**Instructions to follow:** Leave out the pictures and repeat the data exactly.

_ _ _

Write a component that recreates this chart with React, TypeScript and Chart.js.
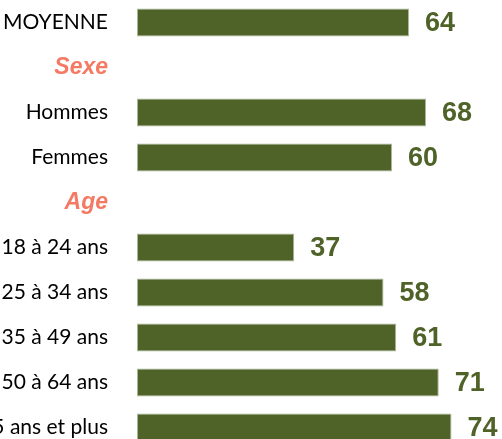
import React, { useEffect, useRef } from "react";
import { Chart, registerables } from "chart.js";

Chart.register(...registerables);

const categories = [
  "MOYENNE",
  "Sexe",
  "Hommes",
  "Femmes",
  "Age",
  "18 à 24 ans",
  "25 à 34 ans",
  "35 à 49 ans",
  "50 à 64 ans",
  "65 ans et plus",
];
const headerRows = ["Sexe", "Age"];
const values: (number | null)[] = [64, null, 68, 60, null, 37, 58, 61, 71, 74];

const BAR = "#4f6228";
const BAR_EDGE = "#aab897";
const HEADER = "#f47a63";

const valueLabels = {
  id: "valueLabels",
  afterDatasetsDraw(chart: any) {
    const ctx = chart.ctx;
    const meta = chart.getDatasetMeta(0);
    ctx.save();
    ctx.font = "bold 27px 'Liberation Sans', Arial, sans-serif";
    ctx.fillStyle = BAR;
    ctx.textAlign = "left";
    ctx.textBaseline = "middle";
    meta.data.forEach((el: any, i: number) => {
      const v = values[i];
      if (v == null) return;
      ctx.fillText(String(v), el.x + 16, el.y + 1);
    });
    ctx.restore();
  },
};

export default function App() {
  const ref = useRef<HTMLCanvasElement>(null);
  useEffect(() => {
    if (!ref.current) return;
    const chart = new Chart(ref.current, {
      type: "bar",
      data: {
        labels: categories,
        datasets: [
          {
            data: values,
            backgroundColor: BAR,
            borderColor: BAR_EDGE,
            borderWidth: 1,
            borderSkipped: false,
            barPercentage: 28 / 45,
            categoryPercentage: 1,
          },
        ],
      },
      options: {
        indexAxis: "y",
        animation: false,
        responsive: true,
        maintainAspectRatio: false,
        layout: { padding: { left: 0, right: 25, top: 0, bottom: 0 } },
        plugins: { legend: { display: false }, tooltip: { enabled: false } },
        scales: {
          x: { display: false, min: 0, max: 80 },
          y: {
            afterFit: (scale: any) => {
              scale.width = 137;
              scale.paddingTop = 0;
              scale.paddingBottom = 0;
            },
            grid: { display: false },
            border: { display: false },
            ticks: {
              padding: 21,
              color: (c: any) =>
                headerRows.includes(categories[c.index]) ? HEADER : "#000000",
              font: (c: any) =>
                headerRows.includes(categories[c.index])
                  ? { family: "'Liberation Sans', Arial, sans-serif", size: 23, weight: "bold", style: "italic" }
                  : { family: "Lato, sans-serif", size: 21, weight: "normal" },
            },
          },
        },
      },
      plugins: [valueLabels],
    });
    return () => chart.destroy();
  }, []);
  return (
    <div
      style={{
        position: "absolute",
        top: 0,
        left: 0,
        width: 502,
        height: 439,
        overflow: "hidden",
        background: "#ffffff",
      }}
    >
      <div style={{ position: "relative", width: 502, height: 450 }}>
        <canvas ref={ref} />
      </div>
    </div>
  );
}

_ _ _

**Solution for this exercise:**
Write a component that recreates this chart with React, TypeScript and Chart.js.
import React, { useEffect, useRef } from "react";
import { Chart, registerables } from "chart.js";

Chart.register(...registerables);

const categories = [
  "MOYENNE",
  "Sexe",
  "Hommes",
  "Femmes",
  "Age",
  "18 à 24 ans",
  "25 à 34 ans",
  "35 à 49 ans",
  "50 à 64 ans",
  "65 ans et plus",
];
const headerRows = ["Sexe", "Age"];
const values: (number | null)[] = [64, null, 68, 60, null, 37, 58, 61, 71, 74];

const BAR = "#4f6228";
const BAR_EDGE = "#aab897";
const HEADER = "#f47a63";

const valueLabels = {
  id: "valueLabels",
  afterDatasetsDraw(chart: any) {
    const ctx = chart.ctx;
    const meta = chart.getDatasetMeta(0);
    ctx.save();
    ctx.font = "bold 27px 'Liberation Sans', Arial, sans-serif";
    ctx.fillStyle = BAR;
    ctx.textAlign = "left";
    ctx.textBaseline = "middle";
    meta.data.forEach((el: any, i: number) => {
      const v = values[i];
      if (v == null) return;
      ctx.fillText(String(v), el.x + 16, el.y + 1);
    });
    ctx.restore();
  },
};

export default function App() {
  const ref = useRef<HTMLCanvasElement>(null);
  useEffect(() => {
    if (!ref.current) return;
    const chart = new Chart(ref.current, {
      type: "bar",
      data: {
        labels: categories,
        datasets: [
          {
            data: values,
            backgroundColor: BAR,
            borderColor: BAR_EDGE,
            borderWidth: 1,
            borderSkipped: false,
            barPercentage: 28 / 45,
            categoryPercentage: 1,
          },
        ],
      },
      options: {
        indexAxis: "y",
        animation: false,
        responsive: true,
        maintainAspectRatio: false,
        layout: { padding: { left: 0, right: 25, top: 0, bottom: 0 } },
        plugins: { legend: { display: false }, tooltip: { enabled: false } },
        scales: {
          x: { display: false, min: 0, max: 80 },
          y: {
            afterFit: (scale: any) => {
              scale.width = 137;
              scale.paddingTop = 0;
              scale.paddingBottom = 0;
            },
            grid: { display: false },
            border: { display: false },
            ticks: {
              padding: 21,
              color: (c: any) =>
                headerRows.includes(categories[c.index]) ? HEADER : "#000000",
              font: (c: any) =>
                headerRows.includes(categories[c.index])
                  ? { family: "'Liberation Sans', Arial, sans-serif", size: 23, weight: "bold", style: "italic" }
                  : { family: "Lato, sans-serif", size: 21, weight: "normal" },
            },
          },
        },
      },
      plugins: [valueLabels],
    });
    return () => chart.destroy();
  }, []);
  return (
    <div
      style={{
        position: "absolute",
        top: 0,
        left: 0,
        width: 502,
        height: 439,
        overflow: "hidden",
        background: "#ffffff",
      }}
    >
      <div style={{ position: "relative", width: 502, height: 450 }}>
        <canvas ref={ref} />
      </div>
    </div>
  );
}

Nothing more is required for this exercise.